College Student Outcomes and Earnings Explained

Learn how to interpret 10-year median earnings, 150% completion rates and student outcome data in College Scorecard profiles.

Student outcomes help answer a question that tuition alone cannot: what happens after students enroll? In federal college data, outcomes can include completion rates, earnings after entry, repayment measures and student body context. These numbers do not describe every graduate's future, but they help families compare value beyond admissions selectivity.

10-Year Median Earnings

10-year median earnings usually refers to former students measured about 10 years after they entered college, where the federal dataset reports the value. It can be influenced by program mix, local wages, graduate school enrollment and student demographics. Compare earnings across similar schools or program types rather than treating the number as a guaranteed salary.

Completion Rate at 150% Time

A 150% completion rate measures whether students finished within one and a half times the normal program length. For many four-year programs, that means completion within six years. For shorter certificate programs, the window is shorter. This label can look confusing, but it does not mean a completion rate over 100%; it means the measurement window is 150% of normal time.

Use Outcomes With Cost Data

The national average 10-year earnings value in our local dataset is $43,639 for schools with reported values. Read it beside net price, loan rate and completion rate. A lower-cost school with strong completion may be a better fit than a more selective school with a higher bill and unclear outcomes.
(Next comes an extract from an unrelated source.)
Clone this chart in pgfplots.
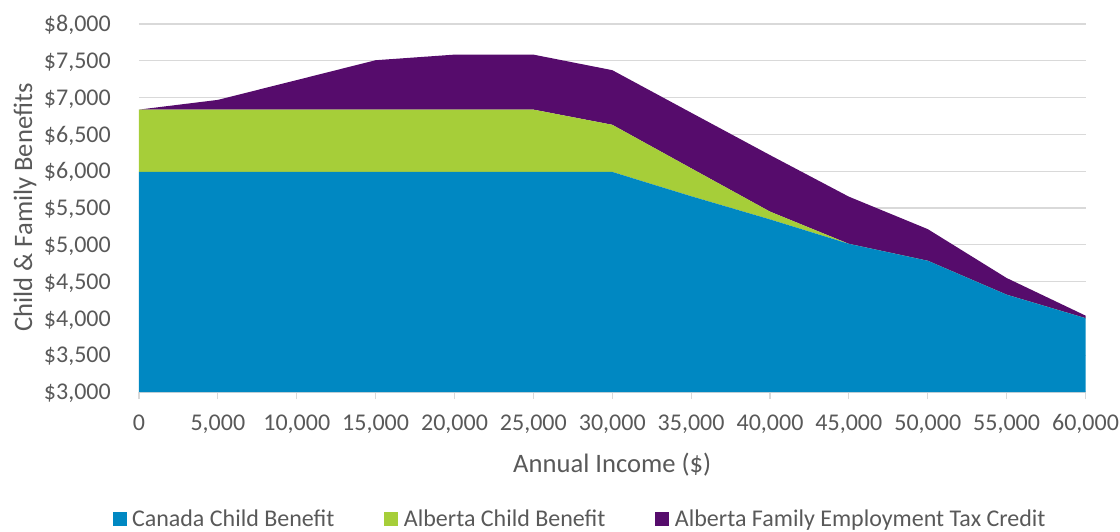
\documentclass[border=0pt]{standalone}
\usepackage{fontspec}
\setmainfont{Carlito}
\usepackage{pgfplots}
\pgfplotsset{compat=1.18}
\definecolor{cblue}{HTML}{0088C2}
\definecolor{cgreen}{HTML}{A6CE39}
\definecolor{cpurple}{HTML}{560C6C}
\definecolor{tgray}{HTML}{595959}
\definecolor{ggray}{HTML}{D9D9D9}
\begin{document}
\begin{tikzpicture}
\begin{axis}[
  at={(139pt,139pt)}, anchor=south west,
  scale only axis, width=946.5pt, height=368pt,
  xmin=0, xmax=60000, ymin=3000, ymax=8000,
  enlargelimits=false,
  stack plots=y,
  xtick={0,5000,...,60000},
  ytick={3000,3500,...,8000},
  scaled ticks=false,
  /pgf/number format/.cd, fixed, 1000 sep={,}, assume math mode=true, /pgfplots/.cd,
  yticklabel={\$\pgfmathprintnumber{\tick}},
  tick label style={font=\fontsize{24}{28}\selectfont, text=tgray, inner sep=0pt},
  xticklabel style={anchor=base, yshift=-31pt},
  yticklabel style={anchor=base east, xshift=-21pt, yshift=-7.6pt},
  axis x line*=bottom, axis y line*=left,
  separate axis lines,
  x axis line style={draw=ggray, line width=1.2pt},
  y axis line style={draw=none},
  xtick pos=bottom, ytick pos=left,
  xtick style={draw=ggray, line width=1.2pt},
  ytick style={draw=none},
  tick align=outside, major tick length=7pt,
  ymajorgrids, grid style={draw=ggray, line width=1.2pt},
  label style={font=\fontsize{26.6}{32}\selectfont, text=tgray},
  xlabel={Annual Income (\$)},
  ylabel={Child \& Family Benefits},
  xlabel style={at={(axis description cs:0.5,-0.2174)}, anchor=base},
  ylabel style={at={(axis description cs:-0.1130,0.5014)}, anchor=base},
  legend columns=3,
  legend image code/.code={\fill[#1] (0pt,-7pt) rectangle (14pt,7pt);},
  legend style={at={(axis description cs:0.4649,-0.3451)}, anchor=center,
    draw=none, fill=none, inner sep=0pt,
    font=\fontsize{24}{28}\selectfont, text=tgray,
    nodes={inner sep=0pt},
    /tikz/every odd column/.append style={column sep=5.5pt},
    /tikz/every even column/.append style={column sep=50pt}},
  legend cell align=left,
]
\addplot[fill=cblue, draw=none] coordinates {
(0,5990) (5000,5990) (10000,5990) (15000,5990) (20000,5990) (25000,5990) (30000,5990)
(35000,5660) (40000,5345) (45000,5013) (50000,4783) (55000,4322) (60000,4003)} \closedcycle;
\addlegendentry{Canada Child Benefit}
\addplot[fill=cgreen, draw=none] coordinates {
(0,847) (5000,847) (10000,847) (15000,847) (20000,847) (25000,847) (30000,641)
(35000,380) (40000,106) (45000,0) (50000,0) (55000,0) (60000,0)} \closedcycle;
\addlegendentry{Alberta Child Benefit}
\addplot[fill=cpurple, draw=none] coordinates {
(0,0) (5000,132) (10000,401) (15000,671) (20000,747) (25000,747) (30000,742)
(35000,755) (40000,768) (45000,641) (50000,430) (55000,227) (60000,35)} \closedcycle;
\addlegendentry{Alberta Family Employment Tax Credit}
\end{axis}
\pgfresetboundingbox
\useasboundingbox (0,0) rectangle (1120pt,531pt);
\end{tikzpicture}
\end{document}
Our methodology page explains how missing data is handled and why not every school reports every outcome field.

Guide FAQ

What does 10-year earnings mean in college data?

It reports median earnings for former students measured about 10 years after entry where College Scorecard reports the field. It should be read alongside program mix, local labor markets and completion data.

What is a 150% completion rate?

A 150% completion rate measures whether students finished within one and a half times the normal program length, such as six years for many four-year programs.

Why are earnings missing for some schools?

Federal datasets suppress or omit some values when data is unavailable, incomplete or not appropriate to publish.